(Short exercise):
Copy out the whole listing exactly as written, leaving the pictures behind.

──────────

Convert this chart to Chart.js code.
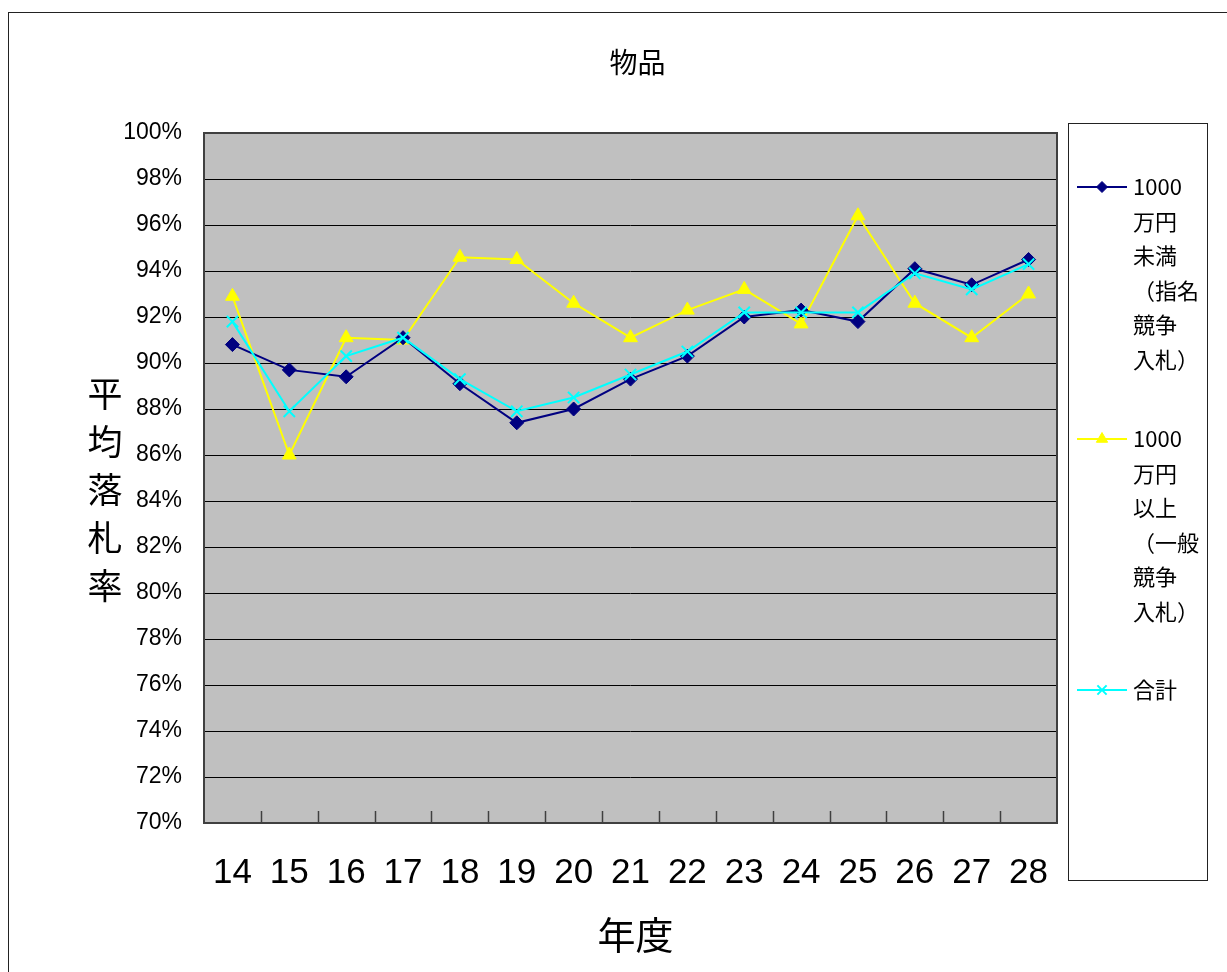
<!DOCTYPE html>
<html>
<head>
<meta charset="utf-8">
<script src="https://cdn.jsdelivr.net/npm/chart.js@4/dist/chart.umd.min.js"></script>
<style>
  html, body { margin: 0; padding: 0; background: #fff; }
</style>
</head>
<body>
<canvas id="chart" width="1227" height="972"></canvas>
<script>
// 年度 (平成)
const years = ['14', '15', '16', '17', '18', '19', '20', '21', '22', '23', '24', '25', '26', '27', '28'];

// 平均落札率 (%)
const under10m = [90.8, 89.7, 89.4, 91.1, 89.1, 87.4, 88.0, 89.3, 90.3, 92.0, 92.3, 91.8, 94.1, 93.4, 94.5];
const over10m = [92.9, 86.0, 91.1, 91.0, 94.6, 94.5, 92.6, 91.1, 92.3, 93.2, 91.7, 96.4, 92.6, 91.1, 93.0];
const total = [91.8, 87.9, 90.3, 91.1, 89.3, 87.9, 88.5, 89.5, 90.5, 92.2, 92.2, 92.2, 93.9, 93.2, 94.3];

const seriesNames = [
  ['1000', '万円', '未満', '（指名', '競争', '入札）'],
  ['1000', '万円', '以上', '（一般', '競争', '入札）'],
  ['合計'],
];

const chartTitle = '物品';
const yTitle = '平均落札率';
const xTitle = '年度';

const JP = '"Noto Sans CJK JP", "Noto Sans", sans-serif';
const NUM = '"Liberation Sans", sans-serif';

// background, outer frame and the grey plot area
const backdrop = {
  id: 'backdrop',
  beforeDraw(chart) {
    const { ctx, chartArea: a } = chart;
    ctx.save();
    ctx.fillStyle = '#fff';
    ctx.fillRect(0, 0, chart.width, chart.height);
    ctx.strokeStyle = '#222';
    ctx.lineWidth = 1;
    ctx.strokeRect(8.5, 12.5, chart.width + 50, chart.height + 50);
    ctx.fillStyle = '#c0c0c0';
    ctx.fillRect(a.left, a.top, a.right - a.left, a.bottom - a.top);
    ctx.restore();
  },
};

// plot border, inward x ticks, titles and the legend box
const decorations = {
  id: 'decorations',
  afterDraw(chart) {
    const { ctx, chartArea: a } = chart;
    const xs = chart.scales.x;
    ctx.save();

    ctx.strokeStyle = '#404040';
    ctx.lineWidth = 2;
    ctx.strokeRect(a.left, a.top, a.right - a.left, a.bottom - a.top);

    ctx.lineWidth = 1.5;
    ctx.beginPath();
    for (let i = 1; i < years.length; i++) {
      const x = Math.round((xs.getPixelForTick(i - 1) + xs.getPixelForTick(i)) / 2) + 0.5;
      ctx.moveTo(x, a.bottom);
      ctx.lineTo(x, a.bottom - 12);
    }
    ctx.stroke();

    const cx = (a.left + a.right) / 2;
    ctx.fillStyle = '#000';
    ctx.textAlign = 'center';
    ctx.textBaseline = 'middle';
    ctx.font = '28px ' + JP;
    ctx.fillText(chartTitle, cx + 7, 62);

    ctx.font = '38px ' + JP;
    ctx.fillText(xTitle, cx + 5, 935);

    ctx.font = '35px ' + JP;
    const chars = [...yTitle];
    const midY = (a.top + a.bottom) / 2 + 12;
    chars.forEach((ch, i) => {
      ctx.fillText(ch, 105, midY + (i - (chars.length - 1) / 2) * 48);
    });

    // legend
    const lx = a.right + 11, ly = a.top - 10, lw = 139, lh = 757;
    ctx.fillStyle = '#fff';
    ctx.fillRect(lx, ly, lw, lh);
    ctx.strokeStyle = '#222';
    ctx.lineWidth = 1;
    ctx.strokeRect(lx + 0.5, ly + 0.5, lw, lh);

    const firstY = [187, 439, 690];
    chart.data.datasets.forEach((ds, i) => {
      const y = firstY[i];
      ctx.strokeStyle = ds.borderColor;
      ctx.lineWidth = 2;
      ctx.beginPath();
      ctx.moveTo(lx + 9, y);
      ctx.lineTo(lx + 59, y);
      ctx.stroke();
      ctx.fillStyle = ds.pointBackgroundColor;
      ctx.strokeStyle = ds.pointBorderColor;
      ctx.lineWidth = ds.pointBorderWidth;
      Chart.helpers.drawPoint(ctx, {
        pointStyle: ds.pointStyle, radius: ds.pointRadius - 1.5, rotation: 0, borderWidth: ds.pointBorderWidth,
      }, lx + 34, y);
      ctx.fillStyle = '#000';
      ctx.textAlign = 'left';
      ctx.font = '22px ' + JP;
      seriesNames[i].forEach((line, k) => ctx.fillText(line, lx + 65, y + k * 34.5));
    });
    ctx.restore();
  },
};

new Chart(document.getElementById('chart'), {
  type: 'line',
  data: {
    labels: years,
    datasets: [
      {
        label: seriesNames[0].join(''),
        data: under10m,
        borderColor: '#000080',
        borderWidth: 2,
        pointStyle: 'rectRot',
        pointRadius: 7,
        pointBackgroundColor: '#000080',
        pointBorderColor: '#000080',
        pointBorderWidth: 1,
        order: 1,
      },
      {
        label: seriesNames[1].join(''),
        data: over10m,
        borderColor: '#ffff00',
        borderWidth: 2,
        pointStyle: 'triangle',
        pointRadius: 8,
        pointBackgroundColor: '#ffff00',
        pointBorderColor: '#ffff00',
        pointBorderWidth: 1,
        order: 2,
      },
      {
        label: seriesNames[2].join(''),
        data: total,
        borderColor: '#00ffff',
        borderWidth: 2,
        pointStyle: 'crossRot',
        pointRadius: 8,
        pointBackgroundColor: '#00ffff',
        pointBorderColor: '#00ffff',
        pointBorderWidth: 2,
        order: 0,
      },
    ],
  },
  options: {
    responsive: false,
    animation: false,
    layout: { padding: { left: 0, top: 133, right: 170, bottom: 0 } },
    plugins: {
      legend: { display: false },
      title: { display: false },
      tooltip: { enabled: false },
    },
    scales: {
      x: {
        offset: true,
        grid: { display: false, drawTicks: false },
        border: { display: false },
        ticks: { color: '#000', font: { family: NUM, size: 35 }, padding: 29, maxRotation: 0, autoSkip: false },
        afterFit: s => { s.height = 149; },
      },
      y: {
        min: 70,
        max: 100,
        grid: { color: '#000', lineWidth: 1, drawTicks: false },
        border: { display: false },
        ticks: {
          stepSize: 2,
          color: '#000',
          padding: 22,
          font: { family: NUM, size: 23 },
          callback: v => v + '%',
        },
        afterFit: s => { s.width = 204; },
      },
    },
  },
  plugins: [backdrop, decorations],
});
</script>
</body>
</html>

──────────

(Written response):
Convert this chart to Chart.js code.
<!DOCTYPE html>
<html>
<head>
<meta charset="utf-8">
<script src="https://cdn.jsdelivr.net/npm/chart.js@4/dist/chart.umd.min.js"></script>
<style>
  html, body { margin: 0; padding: 0; background: #fff; }
</style>
</head>
<body>
<canvas id="chart" width="1227" height="972"></canvas>
<script>
// 年度 (平成)
const years = ['14', '15', '16', '17', '18', '19', '20', '21', '22', '23', '24', '25', '26', '27', '28'];

// 平均落札率 (%)
const under10m = [90.8, 89.7, 89.4, 91.1, 89.1, 87.4, 88.0, 89.3, 90.3, 92.0, 92.3, 91.8, 94.1, 93.4, 94.5];
const over10m = [92.9, 86.0, 91.1, 91.0, 94.6, 94.5, 92.6, 91.1, 92.3, 93.2, 91.7, 96.4, 92.6, 91.1, 93.0];
const total = [91.8, 87.9, 90.3, 91.1, 89.3, 87.9, 88.5, 89.5, 90.5, 92.2, 92.2, 92.2, 93.9, 93.2, 94.3];

const seriesNames = [
  ['1000', '万円', '未満', '（指名', '競争', '入札）'],
  ['1000', '万円', '以上', '（一般', '競争', '入札）'],
  ['合計'],
];

const chartTitle = '物品';
const yTitle = '平均落札率';
const xTitle = '年度';

const JP = '"Noto Sans CJK JP", "Noto Sans", sans-serif';
const NUM = '"Liberation Sans", sans-serif';

// background, outer frame and the grey plot area
const backdrop = {
  id: 'backdrop',
  beforeDraw(chart) {
    const { ctx, chartArea: a } = chart;
    ctx.save();
    ctx.fillStyle = '#fff';
    ctx.fillRect(0, 0, chart.width, chart.height);
    ctx.strokeStyle = '#222';
    ctx.lineWidth = 1;
    ctx.strokeRect(8.5, 12.5, chart.width + 50, chart.height + 50);
    ctx.fillStyle = '#c0c0c0';
    ctx.fillRect(a.left, a.top, a.right - a.left, a.bottom - a.top);
    ctx.restore();
  },
};

// plot border, inward x ticks, titles and the legend box
const decorations = {
  id: 'decorations',
  afterDraw(chart) {
    const { ctx, chartArea: a } = chart;
    const xs = chart.scales.x;
    ctx.save();

    ctx.strokeStyle = '#404040';
    ctx.lineWidth = 2;
    ctx.strokeRect(a.left, a.top, a.right - a.left, a.bottom - a.top);

    ctx.lineWidth = 1.5;
    ctx.beginPath();
    for (let i = 1; i < years.length; i++) {
      const x = Math.round((xs.getPixelForTick(i - 1) + xs.getPixelForTick(i)) / 2) + 0.5;
      ctx.moveTo(x, a.bottom);
      ctx.lineTo(x, a.bottom - 12);
    }
    ctx.stroke();

    const cx = (a.left + a.right) / 2;
    ctx.fillStyle = '#000';
    ctx.textAlign = 'center';
    ctx.textBaseline = 'middle';
    ctx.font = '28px ' + JP;
    ctx.fillText(chartTitle, cx + 7, 62);

    ctx.font = '38px ' + JP;
    ctx.fillText(xTitle, cx + 5, 935);

    ctx.font = '35px ' + JP;
    const chars = [...yTitle];
    const midY = (a.top + a.bottom) / 2 + 12;
    chars.forEach((ch, i) => {
      ctx.fillText(ch, 105, midY + (i - (chars.length - 1) / 2) * 48);
    });

    // legend
    const lx = a.right + 11, ly = a.top - 10, lw = 139, lh = 757;
    ctx.fillStyle = '#fff';
    ctx.fillRect(lx, ly, lw, lh);
    ctx.strokeStyle = '#222';
    ctx.lineWidth = 1;
    ctx.strokeRect(lx + 0.5, ly + 0.5, lw, lh);

    const firstY = [187, 439, 690];
    chart.data.datasets.forEach((ds, i) => {
      const y = firstY[i];
      ctx.strokeStyle = ds.borderColor;
      ctx.lineWidth = 2;
      ctx.beginPath();
      ctx.moveTo(lx + 9, y);
      ctx.lineTo(lx + 59, y);
      ctx.stroke();
      ctx.fillStyle = ds.pointBackgroundColor;
      ctx.strokeStyle = ds.pointBorderColor;
      ctx.lineWidth = ds.pointBorderWidth;
      Chart.helpers.drawPoint(ctx, {
        pointStyle: ds.pointStyle, radius: ds.pointRadius - 1.5, rotation: 0, borderWidth: ds.pointBorderWidth,
      }, lx + 34, y);
      ctx.fillStyle = '#000';
      ctx.textAlign = 'left';
      ctx.font = '22px ' + JP;
      seriesNames[i].forEach((line, k) => ctx.fillText(line, lx + 65, y + k * 34.5));
    });
    ctx.restore();
  },
};

new Chart(document.getElementById('chart'), {
  type: 'line',
  data: {
    labels: years,
    datasets: [
      {
        label: seriesNames[0].join(''),
        data: under10m,
        borderColor: '#000080',
        borderWidth: 2,
        pointStyle: 'rectRot',
        pointRadius: 7,
        pointBackgroundColor: '#000080',
        pointBorderColor: '#000080',
        pointBorderWidth: 1,
        order: 1,
      },
      {
        label: seriesNames[1].join(''),
        data: over10m,
        borderColor: '#ffff00',
        borderWidth: 2,
        pointStyle: 'triangle',
        pointRadius: 8,
        pointBackgroundColor: '#ffff00',
        pointBorderColor: '#ffff00',
        pointBorderWidth: 1,
        order: 2,
      },
      {
        label: seriesNames[2].join(''),
        data: total,
        borderColor: '#00ffff',
        borderWidth: 2,
        pointStyle: 'crossRot',
        pointRadius: 8,
        pointBackgroundColor: '#00ffff',
        pointBorderColor: '#00ffff',
        pointBorderWidth: 2,
        order: 0,
      },
    ],
  },
  options: {
    responsive: false,
    animation: false,
    layout: { padding: { left: 0, top: 133, right: 170, bottom: 0 } },
    plugins: {
      legend: { display: false },
      title: { display: false },
      tooltip: { enabled: false },
    },
    scales: {
      x: {
        offset: true,
        grid: { display: false, drawTicks: false },
        border: { display: false },
        ticks: { color: '#000', font: { family: NUM, size: 35 }, padding: 29, maxRotation: 0, autoSkip: false },
        afterFit: s => { s.height = 149; },
      },
      y: {
        min: 70,
        max: 100,
        grid: { color: '#000', lineWidth: 1, drawTicks: false },
        border: { display: false },
        ticks: {
          stepSize: 2,
          color: '#000',
          padding: 22,
          font: { family: NUM, size: 23 },
          callback: v => v + '%',
        },
        afterFit: s => { s.width = 204; },
      },
    },
  },
  plugins: [backdrop, decorations],
});
</script>
</body>
</html>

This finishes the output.